Take, for example, Seattle Symphony's recording of Richard Strauss' Also Sprach Zarathustra. I attended one of the two performances from which the live recording was assembled, and sat 8-10 rows back. There is no way that my Alexia 2s and the rest of my components, in my 16 x 20 x 9 room, can reproduce the sheer volume of the instruments that created the huge, glorious sounds I heard. My system can't move as much air, and if I turn the volume higher in an attempt to do so, I overload the room and potentially damage my hearing. The D'Agostino Momentum HD preamp moves me one step closer to what I heard compared to any other preamp I've ever used in my system, or what I hear when I rely on the dCS Rossini DAC's volume control. It takes me one step closer to the truth of my actual experience.
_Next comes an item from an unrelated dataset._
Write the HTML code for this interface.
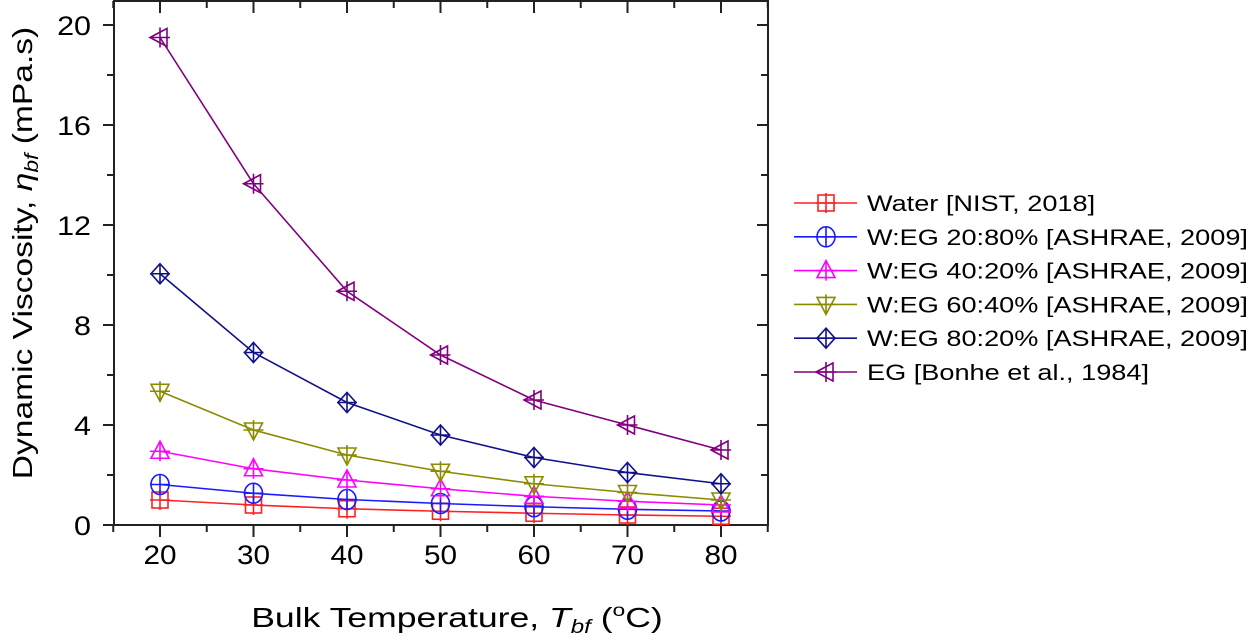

Having used the now departed from Serinusland dCS Vivaldi DAC in my system, I know that if I had it in my system instead of the Rossini, images and bass would be larger and weightier, colors would be even more saturated, and instrumental textures and the contrasts between them would be more palpable. Is the Vivaldi, in turn, adding information, bits, artifacts, or whatever you might wish to call them? Is it enhancing the signal? I would suggest instead that it enables me to hear more of what's on the recording. To my ears, the D'Agostino Momentum HD preamp does the same thing.

Ortofan's picture

... wasn't the Audio Research Reference 6SE the subject of the discussion?

Nevertheless, the question remains as to what aspects of the transfer function of a preamp (D'Agostino Momentum HD, or otherwise) might possibly account for its purported ability to allow a listener to subjectively "hear more of what's on the recording" than when it is not in the system?